• **Do this**
Leave the pictures out and copy exactly the lines from the line containing "Recreate this image" to the line containing "x_ticks = [100, 200, 300, 400, 500, 600, 700, 800]", both lines included.

• **Given entries**
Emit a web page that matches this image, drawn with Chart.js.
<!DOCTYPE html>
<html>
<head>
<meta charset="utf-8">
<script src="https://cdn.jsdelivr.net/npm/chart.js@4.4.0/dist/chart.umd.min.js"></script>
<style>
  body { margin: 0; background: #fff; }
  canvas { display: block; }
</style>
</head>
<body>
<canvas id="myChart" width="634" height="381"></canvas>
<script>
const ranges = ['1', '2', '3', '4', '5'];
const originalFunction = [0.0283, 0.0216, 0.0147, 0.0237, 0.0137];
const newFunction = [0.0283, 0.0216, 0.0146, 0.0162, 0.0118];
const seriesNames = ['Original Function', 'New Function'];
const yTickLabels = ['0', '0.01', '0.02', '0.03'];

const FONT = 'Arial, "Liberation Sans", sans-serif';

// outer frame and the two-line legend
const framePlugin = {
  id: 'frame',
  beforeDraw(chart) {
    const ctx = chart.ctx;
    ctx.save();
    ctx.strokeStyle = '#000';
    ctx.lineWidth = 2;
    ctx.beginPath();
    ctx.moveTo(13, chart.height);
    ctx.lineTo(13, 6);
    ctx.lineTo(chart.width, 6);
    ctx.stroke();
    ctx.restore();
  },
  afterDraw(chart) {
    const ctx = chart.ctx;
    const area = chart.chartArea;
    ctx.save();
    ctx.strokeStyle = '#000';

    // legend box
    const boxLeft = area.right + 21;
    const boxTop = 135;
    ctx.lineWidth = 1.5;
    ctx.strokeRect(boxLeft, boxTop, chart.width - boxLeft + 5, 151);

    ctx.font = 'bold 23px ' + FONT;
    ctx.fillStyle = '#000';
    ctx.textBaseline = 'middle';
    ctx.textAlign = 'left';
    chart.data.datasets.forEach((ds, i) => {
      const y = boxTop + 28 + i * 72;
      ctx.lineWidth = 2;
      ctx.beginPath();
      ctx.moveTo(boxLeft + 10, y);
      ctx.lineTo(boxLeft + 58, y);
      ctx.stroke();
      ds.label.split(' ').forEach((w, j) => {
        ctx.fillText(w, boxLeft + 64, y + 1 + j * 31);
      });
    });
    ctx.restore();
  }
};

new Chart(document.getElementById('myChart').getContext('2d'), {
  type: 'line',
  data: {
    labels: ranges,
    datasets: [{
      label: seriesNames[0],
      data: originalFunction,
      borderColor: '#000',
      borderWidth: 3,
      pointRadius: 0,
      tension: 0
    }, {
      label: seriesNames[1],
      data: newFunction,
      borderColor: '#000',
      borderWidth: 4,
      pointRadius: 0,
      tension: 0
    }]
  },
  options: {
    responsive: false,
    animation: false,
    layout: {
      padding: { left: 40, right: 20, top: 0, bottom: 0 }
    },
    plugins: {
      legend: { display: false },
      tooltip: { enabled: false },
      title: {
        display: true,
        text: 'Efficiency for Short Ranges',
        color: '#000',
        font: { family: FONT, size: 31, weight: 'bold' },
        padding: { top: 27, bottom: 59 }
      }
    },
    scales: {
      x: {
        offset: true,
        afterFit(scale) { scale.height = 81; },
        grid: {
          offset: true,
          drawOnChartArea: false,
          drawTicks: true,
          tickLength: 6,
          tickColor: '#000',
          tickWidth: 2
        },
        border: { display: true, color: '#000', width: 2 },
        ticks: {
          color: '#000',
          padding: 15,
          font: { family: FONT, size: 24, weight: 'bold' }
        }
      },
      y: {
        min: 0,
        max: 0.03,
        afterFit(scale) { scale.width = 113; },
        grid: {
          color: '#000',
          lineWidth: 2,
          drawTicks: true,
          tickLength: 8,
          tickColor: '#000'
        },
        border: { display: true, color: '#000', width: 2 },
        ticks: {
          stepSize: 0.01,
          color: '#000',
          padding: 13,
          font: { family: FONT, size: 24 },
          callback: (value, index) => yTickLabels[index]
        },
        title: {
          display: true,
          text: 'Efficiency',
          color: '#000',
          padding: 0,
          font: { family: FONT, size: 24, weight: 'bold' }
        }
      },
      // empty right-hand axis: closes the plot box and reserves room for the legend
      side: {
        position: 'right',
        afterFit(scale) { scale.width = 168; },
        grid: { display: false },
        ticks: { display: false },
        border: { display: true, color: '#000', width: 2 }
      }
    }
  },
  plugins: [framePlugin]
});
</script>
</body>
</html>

==

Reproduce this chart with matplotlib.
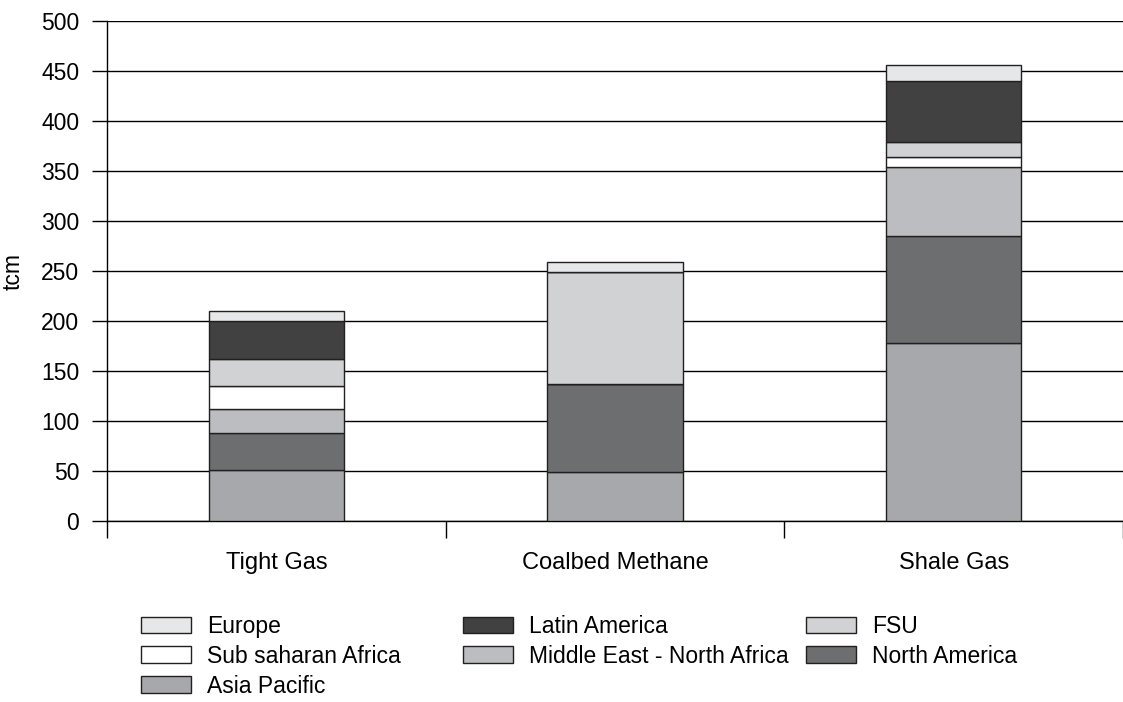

* * *

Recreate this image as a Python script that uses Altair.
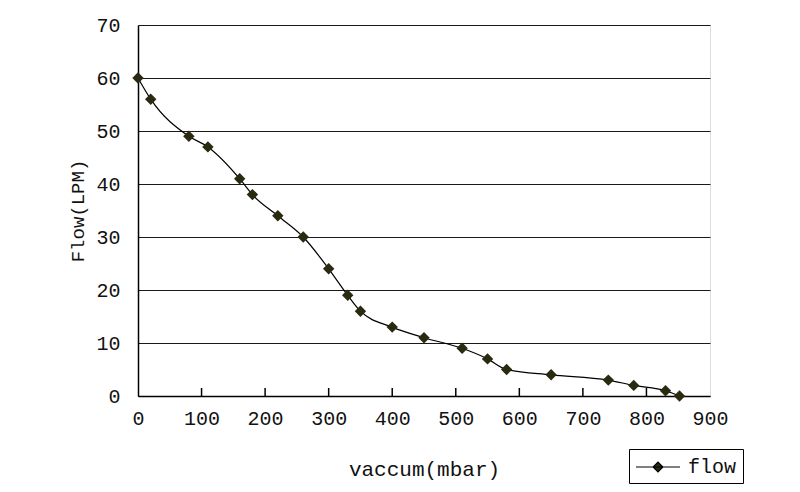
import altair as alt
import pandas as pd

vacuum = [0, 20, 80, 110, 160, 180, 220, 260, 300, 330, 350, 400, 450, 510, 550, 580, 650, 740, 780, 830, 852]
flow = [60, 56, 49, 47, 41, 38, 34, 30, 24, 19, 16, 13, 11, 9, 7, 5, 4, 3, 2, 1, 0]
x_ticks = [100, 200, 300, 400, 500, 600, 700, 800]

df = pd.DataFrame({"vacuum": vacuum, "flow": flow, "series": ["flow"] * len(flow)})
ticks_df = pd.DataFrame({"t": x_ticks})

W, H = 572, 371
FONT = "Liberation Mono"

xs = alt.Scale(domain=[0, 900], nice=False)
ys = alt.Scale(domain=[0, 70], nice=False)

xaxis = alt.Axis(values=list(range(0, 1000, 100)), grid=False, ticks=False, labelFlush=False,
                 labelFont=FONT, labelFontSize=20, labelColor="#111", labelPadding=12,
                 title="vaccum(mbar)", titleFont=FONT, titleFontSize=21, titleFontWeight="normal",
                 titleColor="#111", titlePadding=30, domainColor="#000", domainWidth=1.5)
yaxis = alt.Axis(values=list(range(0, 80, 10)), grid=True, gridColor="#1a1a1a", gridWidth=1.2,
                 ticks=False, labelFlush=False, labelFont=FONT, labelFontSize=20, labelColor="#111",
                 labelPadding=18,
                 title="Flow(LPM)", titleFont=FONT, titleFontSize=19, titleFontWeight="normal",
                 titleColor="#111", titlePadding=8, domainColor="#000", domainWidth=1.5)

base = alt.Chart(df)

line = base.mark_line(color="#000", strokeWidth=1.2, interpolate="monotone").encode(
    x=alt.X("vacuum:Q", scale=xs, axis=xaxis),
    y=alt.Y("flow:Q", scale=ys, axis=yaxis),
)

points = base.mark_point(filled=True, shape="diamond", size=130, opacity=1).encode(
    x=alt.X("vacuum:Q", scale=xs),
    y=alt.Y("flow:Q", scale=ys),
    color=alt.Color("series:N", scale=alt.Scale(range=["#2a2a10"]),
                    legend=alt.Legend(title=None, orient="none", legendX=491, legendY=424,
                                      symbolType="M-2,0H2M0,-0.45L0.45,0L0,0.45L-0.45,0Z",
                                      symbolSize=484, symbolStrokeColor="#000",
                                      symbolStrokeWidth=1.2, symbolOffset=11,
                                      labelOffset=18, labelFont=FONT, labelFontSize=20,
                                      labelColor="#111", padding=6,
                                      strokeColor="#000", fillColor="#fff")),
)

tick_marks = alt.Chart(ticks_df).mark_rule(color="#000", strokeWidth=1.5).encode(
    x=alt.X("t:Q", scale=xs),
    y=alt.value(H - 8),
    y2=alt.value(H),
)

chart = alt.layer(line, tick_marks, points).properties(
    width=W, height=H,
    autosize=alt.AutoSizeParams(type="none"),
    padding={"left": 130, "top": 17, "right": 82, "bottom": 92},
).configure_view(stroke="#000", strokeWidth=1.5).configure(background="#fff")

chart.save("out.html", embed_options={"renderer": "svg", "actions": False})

• **Full solution**
Recreate this image as a Python script that uses Altair.
import altair as alt
import pandas as pd

vacuum = [0, 20, 80, 110, 160, 180, 220, 260, 300, 330, 350, 400, 450, 510, 550, 580, 650, 740, 780, 830, 852]
flow = [60, 56, 49, 47, 41, 38, 34, 30, 24, 19, 16, 13, 11, 9, 7, 5, 4, 3, 2, 1, 0]
x_ticks = [100, 200, 300, 400, 500, 600, 700, 800]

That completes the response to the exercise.